Salah satunya ialah melalui revisi regulasi impor baja yang kini tertuang Peraturan Menteri Perdagangan (Permendag) Nomor 22 Tahun 2018 tentang ketentuan impor besi atau baja, baja paduan dan produk turunannya.
Beleid tersebut dinilai masih memberi celah bagi negara lain untuk impor tanpa membayar bea masuk. Sehingga, harganya bisa lebih murah daripada harga baja produksi dalam negeri.
"Regulasi ini merupakan haI terpenting lainnya untuk mendukung pertumbuhan industri baja yang sehat di dalam negeri," ujar Direktur Utama PT Krakatau Steel Silmy Karim dalam acara Public Expose Krakatau Steel di Gedung Kementerian BUMN, Jakarta, Selasa (28/1/2020).
Menurut Silmy, impor baja saat ini sudah menghantam industri baja nasional dari hulu hingga hilir. Kondisi ini jika diteruskan pada akhirnya bakal membuat Indonesia hanya akan menjadi konsumen pengguna baja dari luar negeri saja, dan akan semakin menekan defisit neraca perdagangan.
Pada tahun 2018 volume impor baja mencapai angka 6,3 juta ton, naik sebesar 6,7% dibandingkan dengan tahun sebelumnya.
Selain itu berdasarkan data Badan Pusat Statistik (BPS) pada tahun 2018, besi dan baja tercatat menjadi komoditi impor terbesar ke-3 yaitu sebesar 6,45% dari total importasi dengan nilai US$ 10,25 miliar dan telah mengakibatkan defisitnya neraca perdagangan RI.
Sampai dengan bulan September 2019, importasi besi dan baja telah mencapai 5 juta ton dan di estimasi akan mengalami kenaikan sampai 6,7 juta ton sampai akhir 2019 (meningkat 7,5% dari total impor tahun 2018 sebesar 6,3 juta ton).
Bahkan hingga September 2019, besi dan baja masih menempati posisi 3 besar komoditi impor yang masuk ke Indonesia dengan nilai US$ 7,63 milyar.

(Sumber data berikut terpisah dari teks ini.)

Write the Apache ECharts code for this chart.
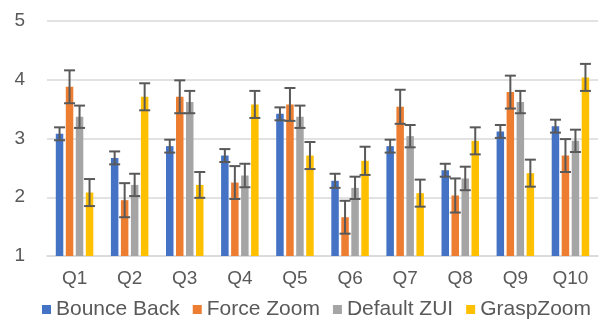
<!DOCTYPE html>
<html>
<head>
<meta charset="utf-8">
<script src="https://cdn.jsdelivr.net/npm/echarts@6/dist/echarts.min.js"></script>
<style>html,body{margin:0;padding:0;background:#fff}#c{width:601px;height:325px}</style>
</head>
<body>
<div id="c"></div>
<script>
const categories = ['Q1','Q2','Q3','Q4','Q5','Q6','Q7','Q8','Q9','Q10'];
const seriesNames = ['Bounce Back','Force Zoom','Default ZUI','GraspZoom'];
const bounceBack = [3.08, 2.67, 2.87, 2.71, 3.42, 2.28, 2.87, 2.46, 3.12, 3.21];
const forceZoom  = [3.88, 1.95, 3.71, 2.25, 3.58, 1.66, 3.54, 2.03, 3.79, 2.71];
const defaultZUI = [3.37, 2.21, 3.62, 2.37, 3.37, 2.16, 3.04, 2.32, 3.62, 2.96];
const graspZoom  = [2.08, 3.71, 2.21, 3.58, 2.71, 2.62, 2.07, 2.96, 2.41, 4.04];
const bounceBackErr = [0.11, 0.11, 0.11, 0.11, 0.11, 0.12, 0.11, 0.11, 0.11, 0.11];
const forceZoomErr  = [0.28, 0.29, 0.28, 0.28, 0.28, 0.28, 0.29, 0.29, 0.28, 0.28];
const defaultZUIErr = [0.19, 0.19, 0.19, 0.20, 0.19, 0.19, 0.19, 0.20, 0.19, 0.19];
const graspZoomErr  = [0.23, 0.23, 0.22, 0.23, 0.23, 0.24, 0.23, 0.23, 0.23, 0.23];
const yTicks = [1, 2, 3, 4, 5];

const values = [bounceBack, forceZoom, defaultZUI, graspZoom];
const errs = [bounceBackErr, forceZoomErr, defaultZUIErr, graspZoomErr];
const colors = ['#4472C4', '#ED7D31', '#A5A5A5', '#FFC000'];
const font = "'Liberation Sans', Arial, sans-serif";
const barW = 7.5, gapW = 2.5, nS = 4;
const pitch = barW + gapW;

const series = [];
values.forEach((v, i) => {
  series.push({
    name: seriesNames[i], type: 'bar', data: v, barWidth: barW,
    barGap: (gapW / barW * 100) + '%',
    itemStyle: { color: colors[i] }, z: 2
  });
});
errs.forEach((e, i) => {
  const off = (i - (nS - 1) / 2) * pitch;
  series.push({
    name: 'err' + i, type: 'custom', z: 5,
    data: values[i].map((v, k) => [k, v - e[k], v + e[k]]),
    renderItem: (params, api) => {
      const lo = api.coord([api.value(0), api.value(1)]);
      const hi = api.coord([api.value(0), api.value(2)]);
      const x = lo[0] + off, cw = 5.5;
      const st = { stroke: '#595959', lineWidth: 2 };
      return { type: 'group', children: [
        { type: 'line', shape: { x1: x, y1: lo[1], x2: x, y2: hi[1] }, style: st },
        { type: 'line', shape: { x1: x - cw, y1: hi[1], x2: x + cw, y2: hi[1] }, style: st },
        { type: 'line', shape: { x1: x - cw, y1: lo[1], x2: x + cw, y2: lo[1] }, style: st }
      ]};
    }
  });
});

const chart = echarts.init(document.getElementById('c'), null, { renderer: 'canvas' });
chart.setOption({
  animation: false,
  textStyle: { fontFamily: font },
  grid: { left: 47, right: 3, top: 21, bottom: 69, containLabel: false },
  legend: {
    data: seriesNames, left: 42, top: 299, padding: 0, icon: 'rect', itemWidth: 9, itemHeight: 9,
    itemGap: 13,
    textStyle: { fontSize: 21, color: '#595959', fontFamily: font }
  },
  xAxis: {
    type: 'category', data: categories,
    axisLine: { show: true, lineStyle: { color: '#d9d9d9', width: 1.5 } },
    axisTick: { show: false },
    axisLabel: { fontSize: 19, color: '#595959', margin: 13, fontFamily: font }
  },
  yAxis: {
    type: 'value', min: yTicks[0], max: yTicks[yTicks.length - 1], interval: 1,
    axisLine: { show: false }, axisTick: { show: false },
    splitLine: { lineStyle: { color: '#d9d9d9', width: 1.5 } },
    axisLabel: { fontSize: 19, color: '#595959', margin: 22, fontFamily: font }
  },
  series: series
});
</script>
</body>
</html>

"Bersama Kementerian BUMN, kami memberikan masukan kepada kementerian terkait agar pasar dan industri baja di Indonesia bisa lebih sehat. Industri baja dalam negeri sangat tertekan dengan kondisi impor baja di sepanjang tahun 2018-2019. Kami memerlukan kebijakan dan pengawasan yang ketat dalam hal impor baja. Telah terjadi penurunan utilisasi industri baja hingga 43% di tahun 2019," tutur Silmy.